Tosha Silver has written some lovely prayers about letting go what wants to go and making space for what wants to come. Our tree with the burnt out lights just seemed to be saying, “It’s time.” So sad and pathetic I couldn’t bear to look at it, so we said goodbye to it and took it down on Boxing Day, a job I usually undertake on New Year’s Day – my apologies to all you Twelfth Nighters out there. :-)
I was stunned at how good it felt! Like we’d opened up a space, not just in our home, but in our hearts, where a peacefulness told us we’d done the right thing. I said to The Mister, “Even if we can’t find a little tree next year, that would be OK. We’ll just set up the creche and leave it at that.”

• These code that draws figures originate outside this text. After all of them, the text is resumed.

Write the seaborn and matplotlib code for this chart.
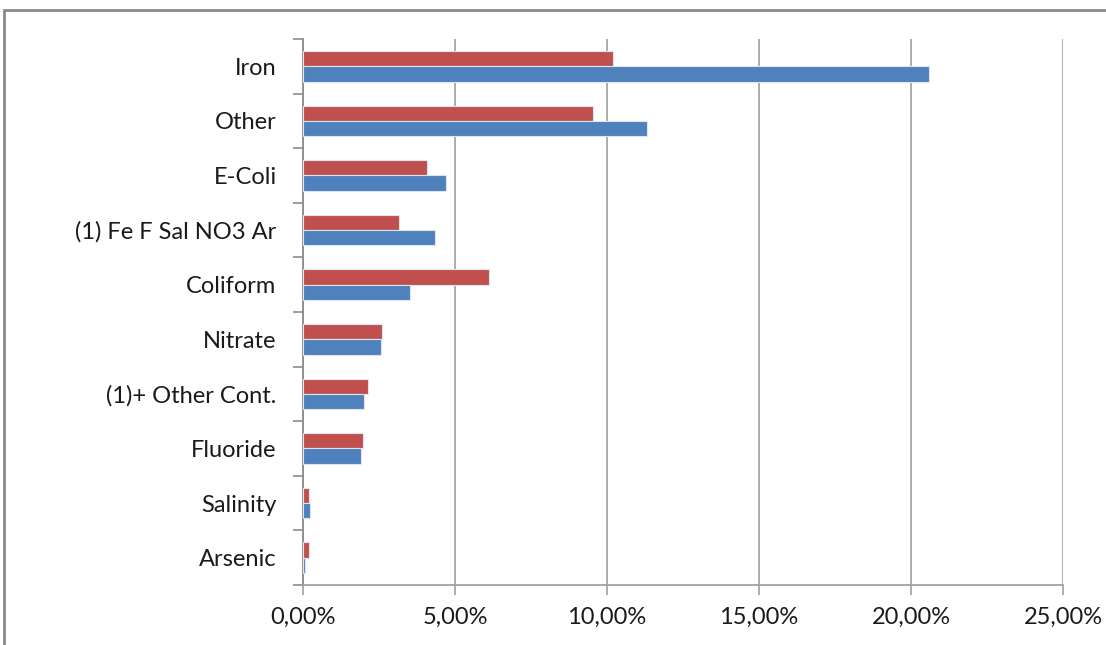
import matplotlib
matplotlib.use("Agg")
import matplotlib.pyplot as plt
import matplotlib.ticker as mticker
from matplotlib.patches import Rectangle
import seaborn as sns
import pandas as pd

categories = ["Iron", "Other", "E-Coli", "(1) Fe F Sal NO3 Ar", "Coliform",
              "Nitrate", "(1)+ Other Cont.", "Fluoride", "Salinity", "Arsenic"]
series_names = ["Series A", "Series B"]
series_a = [10.21, 9.54, 4.08, 3.15, 6.11, 2.61, 2.14, 1.97, 0.19, 0.19]   # red
series_b = [20.59, 11.31, 4.72, 4.34, 3.53, 2.55, 2.00, 1.91, 0.23, 0.07]  # blue
x_ticks = [0, 5, 10, 15, 20, 25]

df = pd.DataFrame({
    "category": categories * 2,
    "series": [series_names[0]] * len(categories) + [series_names[1]] * len(categories),
    "value": series_a + series_b,
})

sns.set_theme(style="white")
plt.rcParams["font.family"] = ["Lato", "DejaVu Sans"]

W, H = 1106, 645
fig = plt.figure(figsize=(W / 100, H / 100), dpi=100)
ax = fig.add_axes([303 / W, 1 - 585 / H, (1063 - 303) / W, (585 - 39) / H])

palette = {series_names[0]: "#C0504D", series_names[1]: "#4F81BD"}
sns.barplot(data=df, y="category", x="value", hue="series", order=categories,
            hue_order=series_names, palette=palette, orient="h", width=0.56,
            gap=0, saturation=1, edgecolor="#DDE6F0", linewidth=0.8,
            legend=False, ax=ax, zorder=3)

ax.set_xlim(0, 25)
ax.set_ylim(len(categories) - 0.5, -0.5)
ax.set_xlabel("")
ax.set_ylabel("")

# x axis
ax.set_xticks(x_ticks)
ax.xaxis.set_major_formatter(mticker.FuncFormatter(lambda v, p: f"{v:.2f}".replace(".", ",") + "%"))
ax.tick_params(axis="x", direction="out", length=7, width=1.2, color="#A0A0A0",
               labelsize=17, labelcolor="#1a1a1a", pad=9, bottom=True)
ax.grid(axis="x", color="#A6A6A6", linewidth=1.3, zorder=0)
ax.set_axisbelow(True)

# y axis: ticks at category boundaries, labels at centers
ax.set_yticks([i - 0.5 for i in range(len(categories) + 1)])
ax.set_yticklabels([])
ax.set_yticks(range(len(categories)), minor=True)
ax.set_yticklabels(categories, minor=True)
ax.tick_params(axis="y", which="major", direction="out", length=7, width=1.2,
               color="#8C8C8C", left=True)
ax.tick_params(axis="y", which="minor", length=0, labelsize=17,
               labelcolor="#1a1a1a", pad=19)

for s in ["top", "right"]:
    ax.spines[s].set_visible(False)
ax.spines["left"].set_color("#8C8C8C")
ax.spines["left"].set_linewidth(1.3)
ax.spines["bottom"].set_color("#A0A0A0")
ax.spines["bottom"].set_linewidth(1.3)

# outer chart border (partially visible)
fig.add_artist(Rectangle((4 / W, -0.2), 1.2, 1.2 - 10 / H, transform=fig.transFigure,
                         fill=False, edgecolor="#8A8A8A", linewidth=2.0))

fig.savefig("out.png", dpi=100)
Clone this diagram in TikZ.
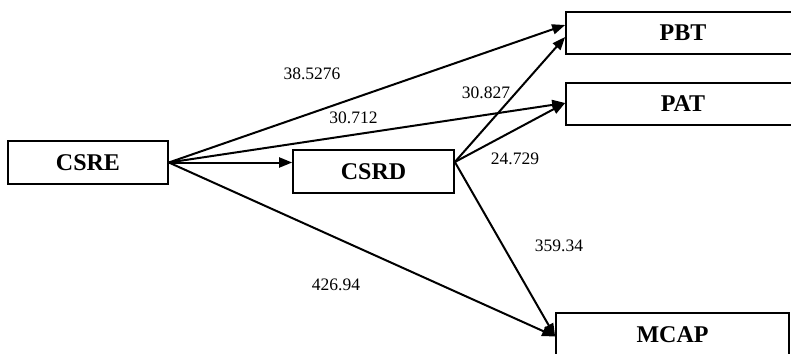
\documentclass[tikz,border=0pt]{standalone}
\usepackage{fontspec}
\setmainfont{Liberation Serif}
\usetikzlibrary{arrows.meta}
\tikzset{
  box/.style={draw, line width=1.7pt, rectangle, inner sep=0pt, font=\fontsize{24}{26}\selectfont\bfseries},
  conn/.style={line width=2pt, -{Triangle[length=13pt,width=10pt]}},
  num/.style={font=\fontsize{17.5}{19}\selectfont, inner sep=0pt}
}
\begin{document}
\begin{tikzpicture}[x=1pt,y=-1pt]
\path[use as bounding box, clip] (0,0) rectangle (791,353);
\fill[white] (0,0) rectangle (791,353);
\node[box, minimum width=160pt, minimum height=43pt] (CSRE) at (88,162.5) {CSRE};
\node[box, minimum width=161pt, minimum height=43pt] (CSRD) at (373.5,171.5) {CSRD};
\node[box, minimum width=234pt, minimum height=42pt] (PBT) at (683,33) {PBT};
\node[box, minimum width=234pt, minimum height=42pt] (PAT) at (683,104) {PAT};
\node[box, minimum width=233pt, minimum height=43pt] (MCAP) at (672.5,334.5) {MCAP};

\draw[conn] (CSRE.east) -- (CSRE.east -| CSRD.west);
\draw[conn] (CSRE.east) -- ([yshift=8pt]PBT.west);
\draw[conn] (CSRE.east) -- ([yshift=1pt]PAT.west);
\draw[conn] (CSRE.east) -- ([yshift=-2pt]MCAP.west);
\draw[conn] ([yshift=9.5pt]CSRD.east) -- ([yshift=-4pt]PBT.west);
\draw[conn] ([yshift=9.5pt]CSRD.east) -- ([yshift=1pt]PAT.west);
\draw[conn] ([yshift=9.5pt]CSRD.east) -- ([yshift=-2pt]MCAP.west);

\node[num] (l1) at (312,74) {38.5276};
\node[num] (l2) at (353.5,118) {30.712};
\node[num] (l3) at (486,93) {30.827};
\node[num] (l4) at (515,159) {24.729};
\node[num] (l5) at (559,246) {359.34};
\node[num] (l6) at (336,285) {426.94};
\end{tikzpicture}
\end{document}
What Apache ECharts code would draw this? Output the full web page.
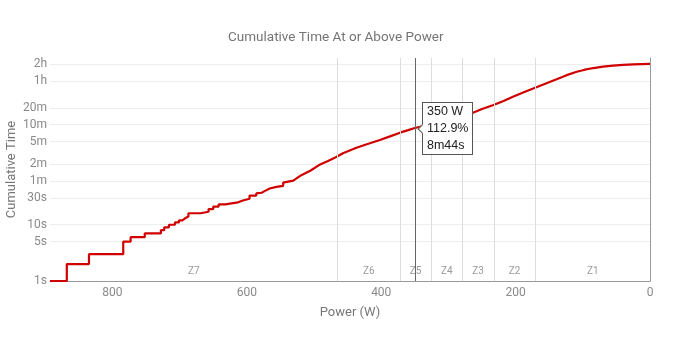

“Sure,” he said, “and if you like, I could string some lights all around the room, on the mantle and the chest and the piano. How would that be?”
“Oh wow!” I breathed. “It would be like walking into a pixie land!”
He turned slowly to look at me.
“A what?”
“Nothing.”
“Did you just say…”
“No.”
“You just said,’pixie land.'”
“I did not! I said ‘dixieland'”.
“Dixieland.”
“Yes. I want to start having jazz parties in the New Year. Dixieland jazz parties.”
He started to grin. “You said ‘pixie land’. Oh my god! You’re…whimsical!”
“Take that back!”
“Whim-si-cal!”
“Now you listen to me – I am a poet dark and morose. I can make Santa sob, and put the Easter Bunny into a six month spell of melancholia!”
He laughed and gave me a hug.
“What an absolutely whimsical thing to say!”